Do this:
Copy each line of the records that contains the word "with".

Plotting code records

• • • •

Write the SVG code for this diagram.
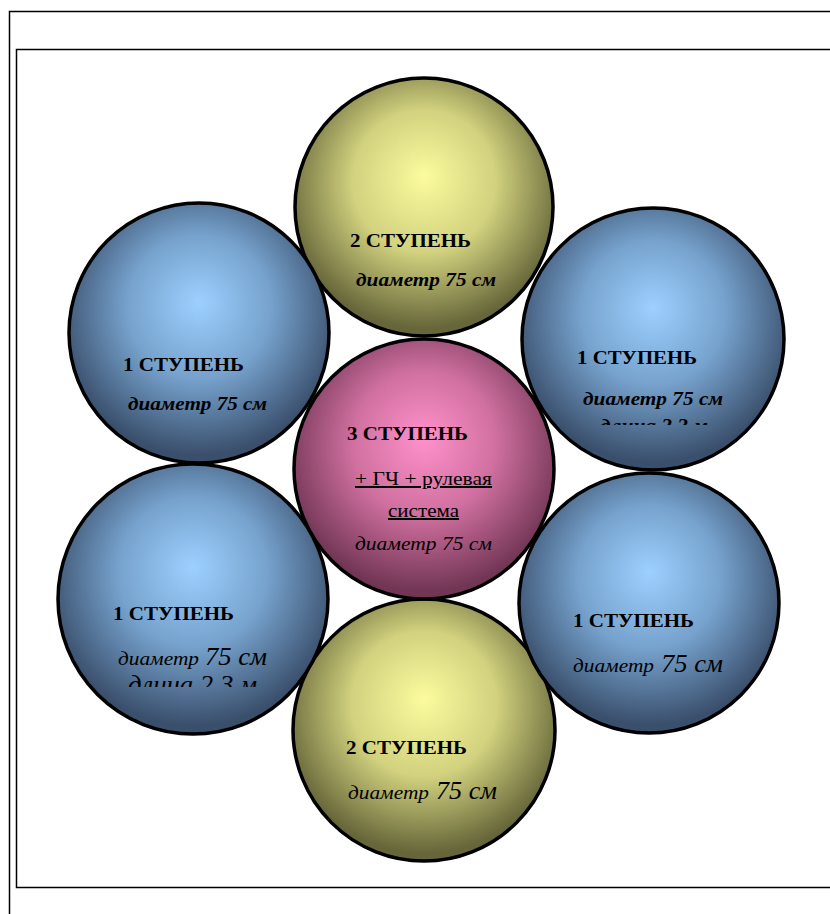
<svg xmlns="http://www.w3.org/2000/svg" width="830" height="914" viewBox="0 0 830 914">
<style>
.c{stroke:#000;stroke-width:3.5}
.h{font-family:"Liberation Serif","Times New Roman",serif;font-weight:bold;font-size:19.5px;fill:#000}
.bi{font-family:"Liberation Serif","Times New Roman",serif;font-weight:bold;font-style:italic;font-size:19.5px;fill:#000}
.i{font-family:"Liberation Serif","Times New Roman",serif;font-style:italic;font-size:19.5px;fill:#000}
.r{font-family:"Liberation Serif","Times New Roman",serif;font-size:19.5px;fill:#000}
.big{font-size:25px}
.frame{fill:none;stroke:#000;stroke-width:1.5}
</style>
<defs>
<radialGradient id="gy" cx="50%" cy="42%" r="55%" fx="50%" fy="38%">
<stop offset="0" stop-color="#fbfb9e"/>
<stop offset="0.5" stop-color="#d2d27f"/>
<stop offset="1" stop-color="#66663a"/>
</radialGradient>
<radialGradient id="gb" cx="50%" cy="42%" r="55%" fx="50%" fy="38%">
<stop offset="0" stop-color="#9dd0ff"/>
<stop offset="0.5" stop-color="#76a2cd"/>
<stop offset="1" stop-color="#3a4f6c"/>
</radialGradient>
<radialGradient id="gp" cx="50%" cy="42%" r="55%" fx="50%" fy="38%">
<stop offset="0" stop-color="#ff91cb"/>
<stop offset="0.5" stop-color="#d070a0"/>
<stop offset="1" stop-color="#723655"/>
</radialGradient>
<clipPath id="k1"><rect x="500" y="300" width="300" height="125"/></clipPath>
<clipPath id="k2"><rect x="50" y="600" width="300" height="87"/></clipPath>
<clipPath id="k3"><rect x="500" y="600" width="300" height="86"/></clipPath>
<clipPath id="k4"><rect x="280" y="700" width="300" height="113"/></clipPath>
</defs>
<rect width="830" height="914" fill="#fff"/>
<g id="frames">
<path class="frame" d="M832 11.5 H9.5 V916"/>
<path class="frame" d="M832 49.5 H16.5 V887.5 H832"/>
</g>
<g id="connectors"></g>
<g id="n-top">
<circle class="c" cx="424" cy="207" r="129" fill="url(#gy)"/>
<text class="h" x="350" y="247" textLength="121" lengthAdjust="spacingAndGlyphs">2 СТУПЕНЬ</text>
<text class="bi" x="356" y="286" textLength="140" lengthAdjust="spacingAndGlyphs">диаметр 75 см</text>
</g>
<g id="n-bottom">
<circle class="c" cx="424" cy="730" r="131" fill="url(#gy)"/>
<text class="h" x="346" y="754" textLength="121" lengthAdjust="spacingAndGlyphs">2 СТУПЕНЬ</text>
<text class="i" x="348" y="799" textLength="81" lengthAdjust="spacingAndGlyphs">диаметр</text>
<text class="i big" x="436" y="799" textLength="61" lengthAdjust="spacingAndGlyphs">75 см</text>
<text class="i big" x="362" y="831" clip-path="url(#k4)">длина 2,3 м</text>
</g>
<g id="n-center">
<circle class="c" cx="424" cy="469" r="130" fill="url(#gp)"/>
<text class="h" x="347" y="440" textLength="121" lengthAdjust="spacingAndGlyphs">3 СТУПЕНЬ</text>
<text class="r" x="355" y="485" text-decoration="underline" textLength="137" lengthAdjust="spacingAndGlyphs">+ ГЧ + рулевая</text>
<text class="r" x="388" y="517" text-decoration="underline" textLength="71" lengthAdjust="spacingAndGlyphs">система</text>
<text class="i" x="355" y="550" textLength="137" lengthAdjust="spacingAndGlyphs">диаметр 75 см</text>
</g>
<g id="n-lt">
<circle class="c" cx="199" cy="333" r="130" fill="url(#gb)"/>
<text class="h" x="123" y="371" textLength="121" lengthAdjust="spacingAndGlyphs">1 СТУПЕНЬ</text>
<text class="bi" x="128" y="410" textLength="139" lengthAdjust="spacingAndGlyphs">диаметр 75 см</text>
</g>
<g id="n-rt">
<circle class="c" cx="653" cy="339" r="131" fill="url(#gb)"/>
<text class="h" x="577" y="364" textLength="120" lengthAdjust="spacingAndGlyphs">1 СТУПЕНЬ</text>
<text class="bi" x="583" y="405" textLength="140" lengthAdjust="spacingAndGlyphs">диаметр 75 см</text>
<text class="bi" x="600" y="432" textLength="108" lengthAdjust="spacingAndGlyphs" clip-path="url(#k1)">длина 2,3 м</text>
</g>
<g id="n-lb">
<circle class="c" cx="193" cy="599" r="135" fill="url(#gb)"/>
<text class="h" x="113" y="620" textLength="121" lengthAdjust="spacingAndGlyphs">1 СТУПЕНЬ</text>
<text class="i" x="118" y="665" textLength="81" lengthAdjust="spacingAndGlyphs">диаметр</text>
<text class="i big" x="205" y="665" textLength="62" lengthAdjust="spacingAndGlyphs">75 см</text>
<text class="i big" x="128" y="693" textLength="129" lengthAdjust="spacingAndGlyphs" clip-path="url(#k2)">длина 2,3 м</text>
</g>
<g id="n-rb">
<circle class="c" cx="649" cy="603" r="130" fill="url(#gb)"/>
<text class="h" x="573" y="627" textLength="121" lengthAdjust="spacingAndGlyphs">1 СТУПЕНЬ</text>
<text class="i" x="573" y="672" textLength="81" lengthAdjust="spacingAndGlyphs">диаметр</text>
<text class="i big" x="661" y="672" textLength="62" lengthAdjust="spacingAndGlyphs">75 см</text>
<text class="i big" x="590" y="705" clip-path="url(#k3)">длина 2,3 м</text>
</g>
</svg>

• • • •

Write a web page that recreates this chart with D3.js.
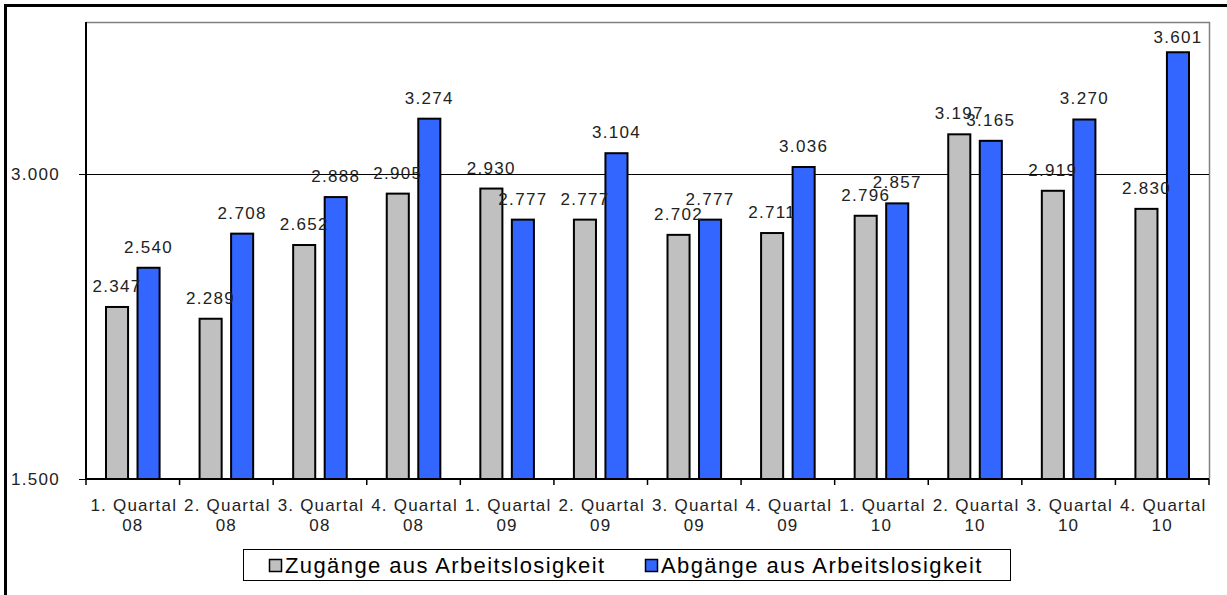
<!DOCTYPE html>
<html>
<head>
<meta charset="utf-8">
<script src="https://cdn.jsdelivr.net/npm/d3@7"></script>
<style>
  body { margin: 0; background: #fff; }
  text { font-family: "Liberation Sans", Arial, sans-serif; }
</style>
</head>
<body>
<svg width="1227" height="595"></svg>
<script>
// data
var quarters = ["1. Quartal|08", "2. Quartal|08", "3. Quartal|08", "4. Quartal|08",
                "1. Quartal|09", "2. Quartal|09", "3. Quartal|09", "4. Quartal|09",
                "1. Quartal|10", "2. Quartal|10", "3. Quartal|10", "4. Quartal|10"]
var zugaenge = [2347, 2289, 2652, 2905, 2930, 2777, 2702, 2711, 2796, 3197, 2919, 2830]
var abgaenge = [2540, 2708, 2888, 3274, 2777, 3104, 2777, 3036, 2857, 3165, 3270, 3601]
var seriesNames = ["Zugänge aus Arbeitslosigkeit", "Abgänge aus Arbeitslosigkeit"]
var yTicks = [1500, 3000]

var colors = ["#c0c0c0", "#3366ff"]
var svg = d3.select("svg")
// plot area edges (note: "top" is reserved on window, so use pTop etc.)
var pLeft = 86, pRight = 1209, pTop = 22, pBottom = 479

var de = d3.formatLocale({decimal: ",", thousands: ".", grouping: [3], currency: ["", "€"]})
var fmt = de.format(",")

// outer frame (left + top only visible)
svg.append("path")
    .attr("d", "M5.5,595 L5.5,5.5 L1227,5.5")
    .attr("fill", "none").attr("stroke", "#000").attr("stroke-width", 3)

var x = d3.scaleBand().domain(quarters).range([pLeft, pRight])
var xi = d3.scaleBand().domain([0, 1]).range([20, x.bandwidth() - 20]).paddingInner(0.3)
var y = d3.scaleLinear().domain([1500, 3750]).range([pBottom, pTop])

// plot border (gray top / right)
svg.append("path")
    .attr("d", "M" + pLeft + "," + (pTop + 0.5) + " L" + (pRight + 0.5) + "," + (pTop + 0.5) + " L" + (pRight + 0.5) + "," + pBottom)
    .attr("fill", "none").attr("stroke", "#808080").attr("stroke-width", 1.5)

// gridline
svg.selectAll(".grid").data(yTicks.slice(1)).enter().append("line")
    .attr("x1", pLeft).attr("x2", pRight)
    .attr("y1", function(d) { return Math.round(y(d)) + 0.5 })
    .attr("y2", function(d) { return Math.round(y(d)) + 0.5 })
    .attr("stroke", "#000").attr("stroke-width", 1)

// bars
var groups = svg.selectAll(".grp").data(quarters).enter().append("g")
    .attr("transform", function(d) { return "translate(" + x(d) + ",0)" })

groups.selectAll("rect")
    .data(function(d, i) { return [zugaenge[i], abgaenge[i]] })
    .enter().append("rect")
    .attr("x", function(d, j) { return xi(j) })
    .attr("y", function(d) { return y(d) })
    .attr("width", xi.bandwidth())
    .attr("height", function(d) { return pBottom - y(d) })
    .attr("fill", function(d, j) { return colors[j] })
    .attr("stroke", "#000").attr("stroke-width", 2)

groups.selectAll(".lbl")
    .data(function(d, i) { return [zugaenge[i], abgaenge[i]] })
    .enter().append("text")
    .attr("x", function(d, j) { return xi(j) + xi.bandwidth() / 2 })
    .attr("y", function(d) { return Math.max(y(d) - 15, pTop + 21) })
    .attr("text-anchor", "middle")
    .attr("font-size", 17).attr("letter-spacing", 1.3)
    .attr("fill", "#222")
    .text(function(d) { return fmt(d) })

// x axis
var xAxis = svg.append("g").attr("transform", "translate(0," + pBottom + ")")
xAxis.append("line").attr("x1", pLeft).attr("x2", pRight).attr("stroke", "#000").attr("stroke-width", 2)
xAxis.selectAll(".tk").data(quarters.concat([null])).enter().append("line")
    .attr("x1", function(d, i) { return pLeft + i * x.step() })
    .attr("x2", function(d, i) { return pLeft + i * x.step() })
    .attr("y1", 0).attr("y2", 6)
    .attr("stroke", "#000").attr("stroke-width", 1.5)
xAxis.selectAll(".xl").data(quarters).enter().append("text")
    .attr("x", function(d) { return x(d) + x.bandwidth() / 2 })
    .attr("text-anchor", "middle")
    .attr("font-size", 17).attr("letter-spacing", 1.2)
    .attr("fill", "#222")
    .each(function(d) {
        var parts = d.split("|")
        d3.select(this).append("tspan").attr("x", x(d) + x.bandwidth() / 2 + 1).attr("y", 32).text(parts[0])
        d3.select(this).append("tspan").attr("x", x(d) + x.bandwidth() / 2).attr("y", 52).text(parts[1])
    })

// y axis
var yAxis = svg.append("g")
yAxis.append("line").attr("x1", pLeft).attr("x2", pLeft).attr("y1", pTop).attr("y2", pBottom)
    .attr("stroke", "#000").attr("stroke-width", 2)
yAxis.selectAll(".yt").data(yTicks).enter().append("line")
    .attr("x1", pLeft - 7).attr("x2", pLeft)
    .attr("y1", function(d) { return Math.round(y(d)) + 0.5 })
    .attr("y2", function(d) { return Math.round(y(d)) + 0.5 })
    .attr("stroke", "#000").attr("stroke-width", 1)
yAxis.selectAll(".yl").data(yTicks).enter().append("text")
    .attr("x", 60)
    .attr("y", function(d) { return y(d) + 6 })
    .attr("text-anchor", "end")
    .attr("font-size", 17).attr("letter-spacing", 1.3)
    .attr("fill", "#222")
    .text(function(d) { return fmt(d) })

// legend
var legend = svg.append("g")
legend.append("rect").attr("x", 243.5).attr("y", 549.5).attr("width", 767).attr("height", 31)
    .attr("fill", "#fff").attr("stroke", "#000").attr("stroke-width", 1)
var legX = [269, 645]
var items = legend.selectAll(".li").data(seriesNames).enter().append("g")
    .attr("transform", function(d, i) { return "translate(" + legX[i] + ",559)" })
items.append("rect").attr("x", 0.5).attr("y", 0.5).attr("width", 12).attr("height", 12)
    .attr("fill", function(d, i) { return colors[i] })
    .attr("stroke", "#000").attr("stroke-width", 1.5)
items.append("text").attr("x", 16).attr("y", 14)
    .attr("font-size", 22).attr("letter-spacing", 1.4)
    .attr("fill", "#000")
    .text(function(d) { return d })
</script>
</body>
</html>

• • • •

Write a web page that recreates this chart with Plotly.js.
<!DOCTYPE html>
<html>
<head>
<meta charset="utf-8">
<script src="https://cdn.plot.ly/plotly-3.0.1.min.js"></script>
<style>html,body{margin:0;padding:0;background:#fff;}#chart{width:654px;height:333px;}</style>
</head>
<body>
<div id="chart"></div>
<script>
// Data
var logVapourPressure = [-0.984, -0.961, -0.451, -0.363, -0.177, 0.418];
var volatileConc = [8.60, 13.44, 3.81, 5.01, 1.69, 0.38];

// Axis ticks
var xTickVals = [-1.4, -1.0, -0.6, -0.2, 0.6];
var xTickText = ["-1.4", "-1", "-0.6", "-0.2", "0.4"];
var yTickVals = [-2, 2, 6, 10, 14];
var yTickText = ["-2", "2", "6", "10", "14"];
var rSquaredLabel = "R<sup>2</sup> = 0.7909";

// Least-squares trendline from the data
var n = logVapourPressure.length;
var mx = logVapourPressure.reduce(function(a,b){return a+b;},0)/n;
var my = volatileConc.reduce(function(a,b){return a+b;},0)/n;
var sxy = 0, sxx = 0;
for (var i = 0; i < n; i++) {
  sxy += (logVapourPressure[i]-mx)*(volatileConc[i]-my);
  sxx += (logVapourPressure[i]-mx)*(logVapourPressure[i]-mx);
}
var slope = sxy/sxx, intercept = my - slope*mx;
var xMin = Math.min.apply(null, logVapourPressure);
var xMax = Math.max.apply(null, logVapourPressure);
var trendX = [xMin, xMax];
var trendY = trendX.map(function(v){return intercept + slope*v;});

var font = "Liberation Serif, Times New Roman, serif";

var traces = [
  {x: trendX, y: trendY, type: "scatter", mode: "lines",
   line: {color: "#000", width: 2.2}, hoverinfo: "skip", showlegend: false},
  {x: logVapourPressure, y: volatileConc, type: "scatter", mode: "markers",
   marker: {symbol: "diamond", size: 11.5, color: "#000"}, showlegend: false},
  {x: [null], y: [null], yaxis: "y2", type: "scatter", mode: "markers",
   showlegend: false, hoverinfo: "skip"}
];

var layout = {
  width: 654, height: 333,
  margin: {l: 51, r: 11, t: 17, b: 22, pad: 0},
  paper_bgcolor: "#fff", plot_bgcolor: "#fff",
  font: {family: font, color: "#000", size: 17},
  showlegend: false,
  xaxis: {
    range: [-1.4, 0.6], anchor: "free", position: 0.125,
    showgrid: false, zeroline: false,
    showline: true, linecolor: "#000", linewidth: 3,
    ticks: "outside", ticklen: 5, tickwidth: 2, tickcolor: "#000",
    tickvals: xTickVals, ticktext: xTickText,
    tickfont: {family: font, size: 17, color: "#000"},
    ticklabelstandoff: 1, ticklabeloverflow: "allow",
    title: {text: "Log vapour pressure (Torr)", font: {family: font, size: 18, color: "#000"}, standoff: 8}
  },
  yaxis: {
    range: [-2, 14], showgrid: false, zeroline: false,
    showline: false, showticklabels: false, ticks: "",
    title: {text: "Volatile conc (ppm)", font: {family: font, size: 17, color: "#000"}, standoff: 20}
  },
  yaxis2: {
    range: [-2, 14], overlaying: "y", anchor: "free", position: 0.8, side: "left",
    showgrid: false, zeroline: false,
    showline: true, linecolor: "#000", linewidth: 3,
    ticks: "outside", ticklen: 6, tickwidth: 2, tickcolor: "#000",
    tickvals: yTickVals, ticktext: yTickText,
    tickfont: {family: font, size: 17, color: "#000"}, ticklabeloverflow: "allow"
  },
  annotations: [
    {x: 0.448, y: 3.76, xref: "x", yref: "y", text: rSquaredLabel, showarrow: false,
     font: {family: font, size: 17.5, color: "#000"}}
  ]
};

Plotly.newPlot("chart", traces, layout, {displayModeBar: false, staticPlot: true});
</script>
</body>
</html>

• • • •

Result below:
Write a web page that recreates this chart with D3.js.
Write a web page that recreates this chart with Plotly.js.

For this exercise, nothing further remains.